I'm building an algorithm in R to calculate the Shapley Value for players in a collaborative game. However, I do not have an outcome value for all possible coalitions, partially because the number of players is relatively high (in the 100s/1000s), and number of observations will never cover all permutations.
My question is: If I calculate the Shapley Value for players just using the information available, how valid is this in the context of fair distribution of credit? Also, is there a method to calculate how far from optimal distribution of credit I might be?
If it is not reasonable to use the standard calculation of Shapley Values with incomplete information, is there an algorithm that is more appropriate?
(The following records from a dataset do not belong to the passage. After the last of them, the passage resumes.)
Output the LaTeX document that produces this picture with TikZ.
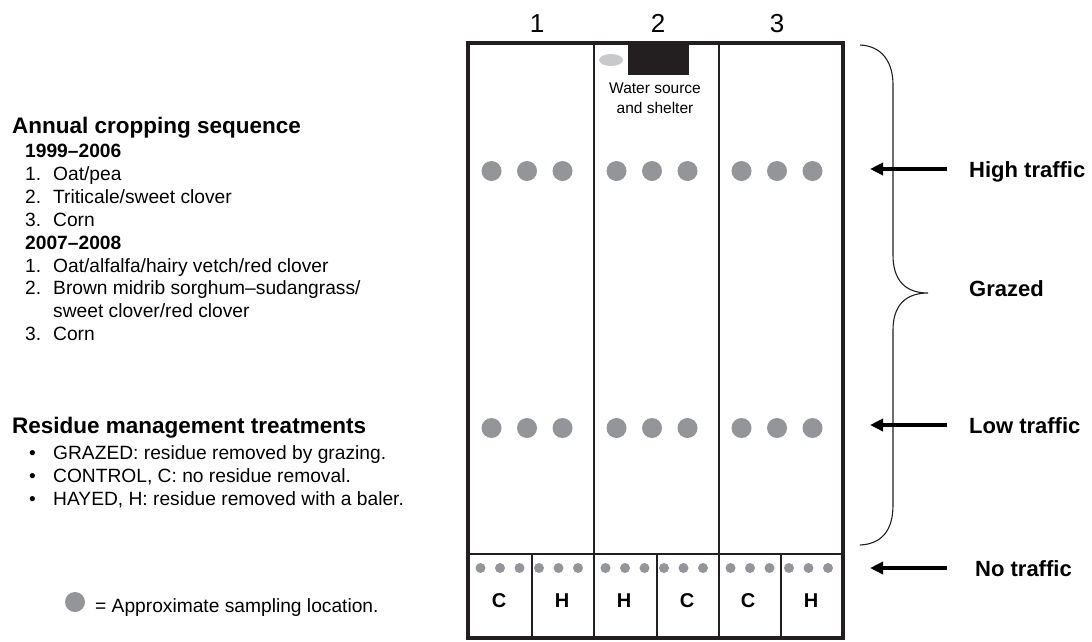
\documentclass[tikz,border=0pt]{standalone}
\usepackage{fontspec}
\setmainfont{Liberation Sans}
\usetikzlibrary{arrows.meta}
\definecolor{dotgray}{RGB}{147,149,152}
\definecolor{tankgray}{RGB}{200,201,203}
\definecolor{inkblack}{RGB}{35,31,32}
\begin{document}
\begin{tikzpicture}[x=1pt,y=-1pt,
    sampledot/.style={circle,fill=dotgray,inner sep=0pt,minimum size=20pt},
    smalldot/.style={circle,fill=dotgray,inner sep=0pt,minimum size=10pt},
    trafficarrow/.style={line width=4pt,-{Triangle[length=13pt,width=12pt]}},
    plain/.style={anchor=base west,inner sep=0pt,font=\fontsize{19.2}{23}\selectfont},
    head/.style={anchor=base west,inner sep=0pt,font=\fontsize{22.5}{27}\selectfont\bfseries},
    side/.style={anchor=base west,inner sep=0pt,font=\fontsize{22}{26}\selectfont\bfseries},
    plotletter/.style={anchor=base,inner sep=0pt,font=\fontsize{20}{24}\selectfont\bfseries}]
    \useasboundingbox (0,0) rectangle (1092,641);
    % cropping sequence
    \node[head] (seqhead) at (12,133) {Annual cropping sequence};
    \node[plain,font=\fontsize{19.2}{23}\selectfont\bfseries] (years1) at (25,157) {1999--2006};
    \node[plain,font=\fontsize{19.2}{23}\selectfont\bfseries] (years2) at (25,249) {2007--2008};
    \foreach \y/\n/\t [count=\i] in {180/1./{Oat/pea}, 203/2./{Triticale/sweet clover}, 226/3./Corn,
        272/1./{Oat/alfalfa/hairy vetch/red clover}, 294/2./{Brown midrib sorghum--sudangrass/},
        317/{}/{sweet clover/red clover}, 340/3./Corn}
    {
    \node[plain] (crop\i) at (25,\y) {\makebox[28pt][l]{\n}\t};
    }
    % residue treatments
    \node[head] (treathead) at (12,433) {Residue management treatments};
    \foreach \y/\t [count=\i] in {459/{GRAZED: residue removed by grazing.}, 482/{CONTROL, C: no residue removal.},
        505/{HAYED, H: residue removed with a baler.}}
    {
    \node[plain] (treat\i) at (29,\y) {\makebox[24pt][l]{\textbullet}\t};
    }
    % legend
    \node[sampledot] (legenddot) at (75,602) {};
    \node[plain] (legendtext) at (95,612) {= Approximate sampling location.};
    % field plan
    \foreach \x in {594,719}
    {
    \draw[line width=2pt,inkblack] (\x,43) -- (\x,638);
    }
    \draw[line width=2pt,inkblack] (468,554) -- (843,554);
    \foreach \x in {532,657,781}
    {
    \draw[line width=2pt,inkblack] (\x,554) -- (\x,638);
    }
    \draw[line width=3.5pt,inkblack] (468,43) rectangle (843,638);
    \fill[inkblack] (628,42) rectangle (689,75);
    \fill[tankgray] (611,60) ellipse [x radius=12, y radius=6];
    \node[inner sep=0pt,align=center,anchor=north,font=\fontsize{15.5}{20}\selectfont] (water) at (655,83) {Water source\\and shelter};
    \foreach \c/\nx in {1/537,2/658,3/777}
    {
    \node[anchor=base,inner sep=0pt,font=\fontsize{26}{30}\selectfont] (num\c) at (\nx,32) {\c};
    \pgfmathsetmacro\cx{468+125*(\c-1)}
    \foreach \k in {0,1,2}
    {
    \node[sampledot] (high\c\k) at (\cx+23.5+35.5*\k,171) {};
    \node[sampledot] (low\c\k) at (\cx+23.5+35.5*\k,428) {};
    }
    \foreach \k in {0,...,5}
    {
    \node[smalldot] (none\c\k) at (\cx+12.5+19.5*\k,568) {};
    }
    }
    \foreach \x/\l [count=\i] in {499/C,562/H,624/H,687/C,748/C,811/H}
    {
    \node[plotletter] (plot\i) at (\x,607) {\l};
    }
    % brace
    \draw[line width=1.1pt,inkblack] (860,45) .. controls (882,46) and (893,62) .. (893,85) -- (893,255)
        .. controls (893,280) and (905,293) .. (928,293)
        .. controls (905,293) and (893,306) .. (893,330) -- (893,505)
        .. controls (893,530) and (882,544) .. (860,545);
    % traffic labels
    \node[side] (high) at (969,177) {High traffic};
    \node[side] (grazed) at (969,296) {Grazed};
    \node[side] (low) at (969,433) {Low traffic};
    \node[side] (none) at (975,576) {No traffic};
    \coordinate (hightail) at (947,169);
    \coordinate (hightip) at (870,169);
    \coordinate (lowtail) at (947,425);
    \coordinate (lowtip) at (870,425);
    \coordinate (nonetail) at (947,568);
    \coordinate (nonetip) at (870,568);
    \draw[trafficarrow] (hightail) -- (hightip);
    \draw[trafficarrow] (lowtail) -- (lowtip);
    \draw[trafficarrow] (nonetail) -- (nonetip);
\end{tikzpicture}
\end{document}
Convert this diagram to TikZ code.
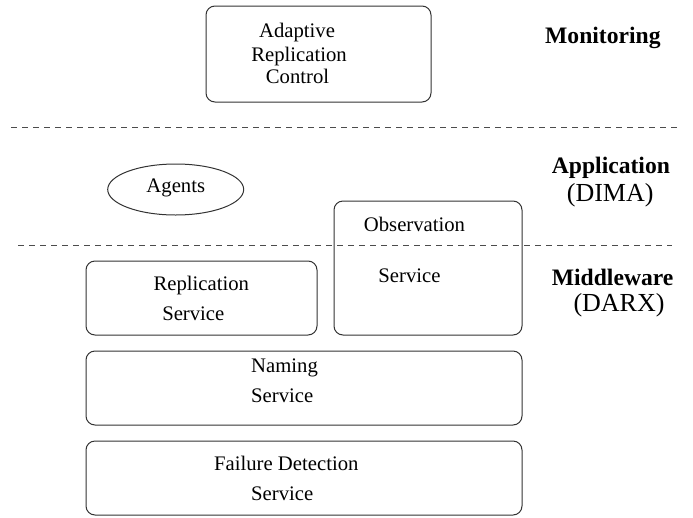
\documentclass[tikz,border=0pt]{standalone}
\usepackage{fontspec}
\setmainfont{Liberation Serif}
\usetikzlibrary{shapes.geometric}
\begin{document}
\begin{tikzpicture}[x=1pt,y=-1pt,
  box/.style={draw=black!80, line width=1pt, rounded corners=9pt, inner sep=0pt},
  oval/.style={draw=black!80, line width=1pt, ellipse, inner sep=0pt},
  txt/.style={font=\fontsize{20.7}{23}\selectfont, inner sep=0pt, anchor=base},
  txtl/.style={txt, anchor=base west},
  layer/.style={font=\fontsize{23.6}{26}\selectfont\bfseries, inner sep=0pt, anchor=base west},
  sublayer/.style={font=\fontsize{26}{28}\selectfont, inner sep=0pt, anchor=base west},
  sep/.style={draw=black!70, line width=1pt, dash pattern=on 6pt off 5pt}]
\useasboundingbox (0,0) rectangle (693,517);

% layer separators
\coordinate (s1a) at (11,127);
\coordinate (s1b) at (677,127);
\coordinate (s2a) at (18,245);
\coordinate (s2b) at (672,245);
\draw[sep] (s1a) -- (s1b);
\draw[sep] (s2a) -- (s2b);

% boxes
\node[box, minimum width=225pt, minimum height=96pt] (arc) at (318.5,54) {};
\node[oval, minimum width=136pt, minimum height=51pt] (agents) at (175.7,189.5) {};
\node[box, minimum width=188pt, minimum height=134pt] (obs) at (428,268) {};
\node[box, minimum width=231pt, minimum height=74pt] (rep) at (201.5,298) {};
\node[box, minimum width=436pt, minimum height=74pt] (nam) at (304,388) {};
\node[box, minimum width=436pt, minimum height=74pt] (fd) at (304,478) {};

% box texts
\node[txt] (arc1) at (297,37.3) {Adaptive};
\node[txt] (arc2) at (299,61.7) {Replication};
\node[txt] (arc3) at (297.5,83.3) {Control};
\node[txt] (agt) at (175.8,192.3) {Agents};
\node[txt] (obs1) at (414.5,231) {Observation};
\node[txt] (obs2) at (409.5,282.7) {Service};
\node[txt] (rep1) at (201.3,290) {Replication};
\node[txt] (rep2) at (193.3,320) {Service};
\node[txtl] (nam1) at (251,372.3) {Naming};
\node[txtl] (nam2) at (251,402.3) {Service};
\node[txt] (fd1) at (286.3,470.7) {Failure Detection};
\node[txtl] (fd2) at (251,500) {Service};

% layer labels
\node[layer] (lmon) at (545,43.3) {Monitoring};
\node[layer] (lapp) at (551.7,173.3) {Application};
\node[sublayer] (ldima) at (566.7,201.7) {(DIMA)};
\node[layer] (lmid) at (551.7,285) {Middleware};
\node[sublayer] (ldarx) at (573.3,311.7) {(DARX)};
\end{tikzpicture}
\end{document}
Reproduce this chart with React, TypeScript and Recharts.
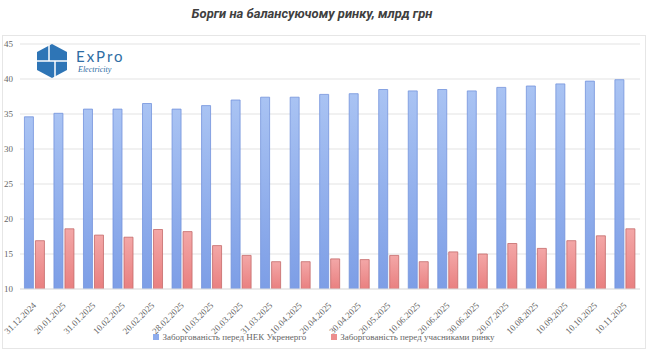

[EDIT - added a worked example]
A worked example using 3 players and manual calcs:
ALL coalitions observed, with values:
A -> 5
B -> 8
C -> 3
AB -> 9
AC -> 8
BC -> 15
ABC -> 18
Permutations and marginal additional value:
A B C
A,B,C: 5, 4, 9
A,C,B: 5, 3, 10
B,A,C: 1, 8, 9
B,C,A: 3, 8, 7
C,A,B: 5, 10, 3
C,B,A: 3, 12, 3
A = 3.67
B = 7.5
C = 6.83
One coalition (AB) NEVER observed, with values:
A -> 5
B -> 8
C -> 3
AB -> ? - Never seen - let's use 0
AC -> 8
BC -> 15
ABC -> 18
Permutations and marginal additional value:
A B C
A,B,C: 5, 0, 13
A,C,B: 5, 3, 10
B,A,C: 0, 8, 10
B,C,A: 3, 8, 7
C,A,B: 5, 10, 3
C,B,A: 3, 12, 3
A = 3.5
B = 6.83
C = 7.67
As you can see - C gets a bit more of a share of the spoils in the second example, at the expense of A and B. This seems intuitively OK seeing as the coalition AB never occurs and therefore C is working harder across all observed coalitions to produce value. My question is, is this mathematically reasonable as well? And does this reasonableness extend to, say, half of all possible coalitions never being observed?
As an addition, if anyone can point to some R code for calculating Shapley Values for large numbers of players that would also be appreciated.
[To give a hint of my level - I'm not a hard core statistician (but have a Th. Physics degree, some time ago!), but understand the maths and stats behind calculating Shapley Values pretty well]
Many thanks,
Andy.